**Data extract:**
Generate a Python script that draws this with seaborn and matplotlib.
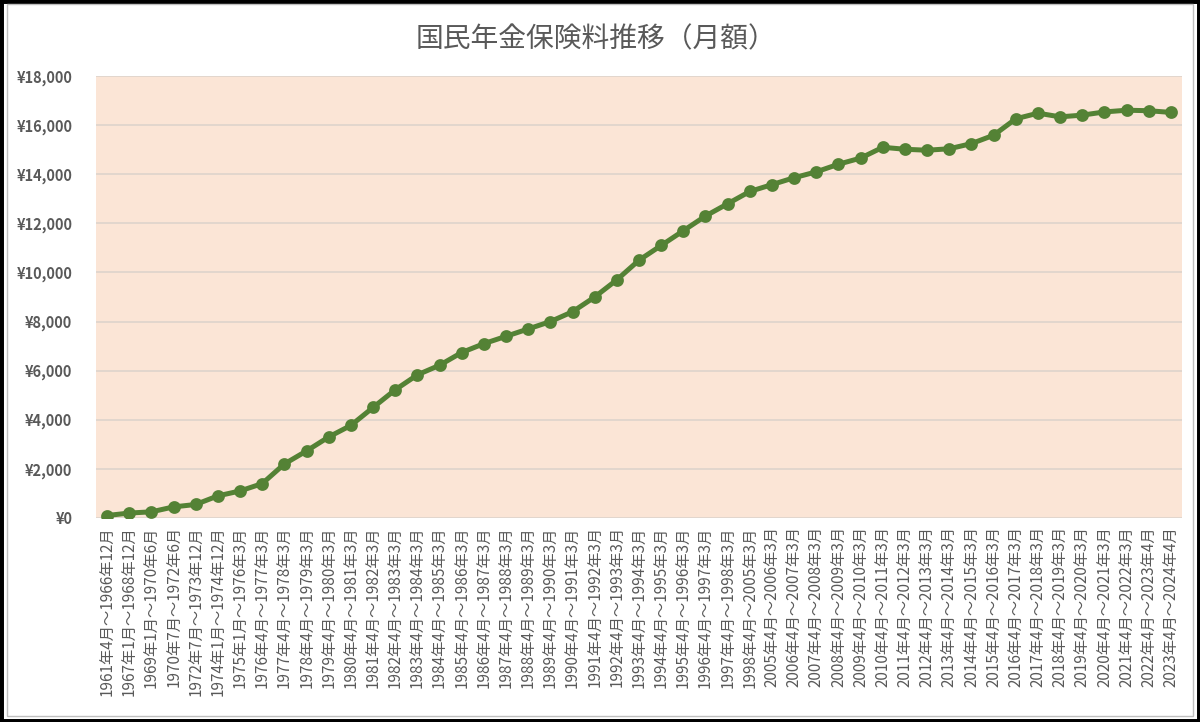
"""
国民年金保険料推移（月額）の折れ線グラフ
"""

import matplotlib
matplotlib.use("Agg")
import matplotlib.pyplot as plt
import matplotlib.ticker as mticker
from matplotlib.patches import Rectangle
import seaborn as sns
import pandas as pd

# 期間ラベル
periods = [
    "1961年4月～1966年12月", "1967年1月～1968年12月", "1969年1月～1970年6月",
    "1970年7月～1972年6月", "1972年7月～1973年12月", "1974年1月～1974年12月",
    "1975年1月～1976年3月", "1976年4月～1977年3月", "1977年4月～1978年3月",
    "1978年4月～1979年3月", "1979年4月～1980年3月", "1980年4月～1981年3月",
    "1981年4月～1982年3月", "1982年4月～1983年3月", "1983年4月～1984年3月",
    "1984年4月～1985年3月", "1985年4月～1986年3月", "1986年4月～1987年3月",
    "1987年4月～1988年3月", "1988年4月～1989年3月", "1989年4月～1990年3月",
    "1990年4月～1991年3月", "1991年4月～1992年3月", "1992年4月～1993年3月",
    "1993年4月～1994年3月", "1994年4月～1995年3月", "1995年4月～1996年3月",
    "1996年4月～1997年3月", "1997年4月～1998年3月", "1998年4月～2005年3月",
    "2005年4月～2006年3月", "2006年4月～2007年3月", "2007年4月～2008年3月",
    "2008年4月～2009年3月", "2009年4月～2010年3月", "2010年4月～2011年3月",
    "2011年4月～2012年3月", "2012年4月～2013年3月", "2013年4月～2014年3月",
    "2014年4月～2015年3月", "2015年4月～2016年3月", "2016年4月～2017年3月",
    "2017年4月～2018年3月", "2018年4月～2019年3月", "2019年4月～2020年3月",
    "2020年4月～2021年3月", "2021年4月～2022年3月", "2022年4月～2023年4月",
    "2023年4月～2024年4月",
]

# 月額保険料（円）
premiums = [
    100, 200, 250, 450, 550, 900, 1100, 1400, 2200, 2730,
    3300, 3770, 4500, 5220, 5830, 6220, 6740, 7100, 7400, 7700,
    8000, 8400, 9000, 9700, 10500, 11100, 11700, 12300, 12800, 13300,
    13580, 13860, 14100, 14410, 14660, 15100, 15020, 14980, 15040, 15250,
    15590, 16260, 16490, 16340, 16410, 16540, 16610, 16590, 16520,
]

y_ticks = list(range(0, 18001, 2000))

GREEN = "#548235"
TEXT = "#595959"

sns.set_theme(style="white")
plt.rcParams["font.family"] = ["Noto Sans CJK JP", "DejaVu Sans"]

df = pd.DataFrame({"期間": periods, "保険料": premiums})

fig = plt.figure(figsize=(12, 7.22), dpi=100)
ax = fig.add_axes([0.08, 0.2826, 0.905, 0.612])
ax.set_facecolor("#FBE5D6")

sns.pointplot(data=df, x="期間", y="保険料", color=GREEN, markers="o",
              markersize=6.5, linewidth=3.6, ax=ax, zorder=3)

ax.set_xlim(-0.5, len(periods) - 0.5)
ax.set_ylim(0, 18000)
ax.set_yticks(y_ticks)
ax.yaxis.set_major_formatter(mticker.FuncFormatter(lambda v, _: f"¥{int(v):,}"))
ax.grid(axis="y", color="#DDD3CC", linewidth=1.2)
ax.grid(axis="x", visible=False)
ax.set_axisbelow(True)
for s in ax.spines.values():
    s.set_visible(False)

ax.tick_params(axis="x", labelrotation=90, labelsize=11, colors=TEXT, length=0, pad=6)
ax.tick_params(axis="y", labelsize=10.5, colors=TEXT, length=0, pad=17)
for lab in ax.get_yticklabels():
    lab.set_fontweight("bold")
ax.set_xlabel("")
ax.set_ylabel("")

fig.text(0.497, 0.945, "国民年金保険料推移（月額）", ha="center", va="center",
         fontsize=20, color=TEXT)

# 外枠
fig.patches.append(Rectangle((0.0, 0.0), 1, 1, transform=fig.transFigure,
                             fill=False, edgecolor="black", linewidth=5))
fig.patches.append(Rectangle((0.006, 0.008), 0.988, 0.986, transform=fig.transFigure,
                             fill=False, edgecolor="#BFBFBF", linewidth=1))

fig.savefig("out.png", dpi=100, facecolor="white")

**What you are asked to do:** Your task is to gather every line with the word "seaborn" and copy it.

**Problem solution:**
Generate a Python script that draws this with seaborn and matplotlib.
import seaborn as sns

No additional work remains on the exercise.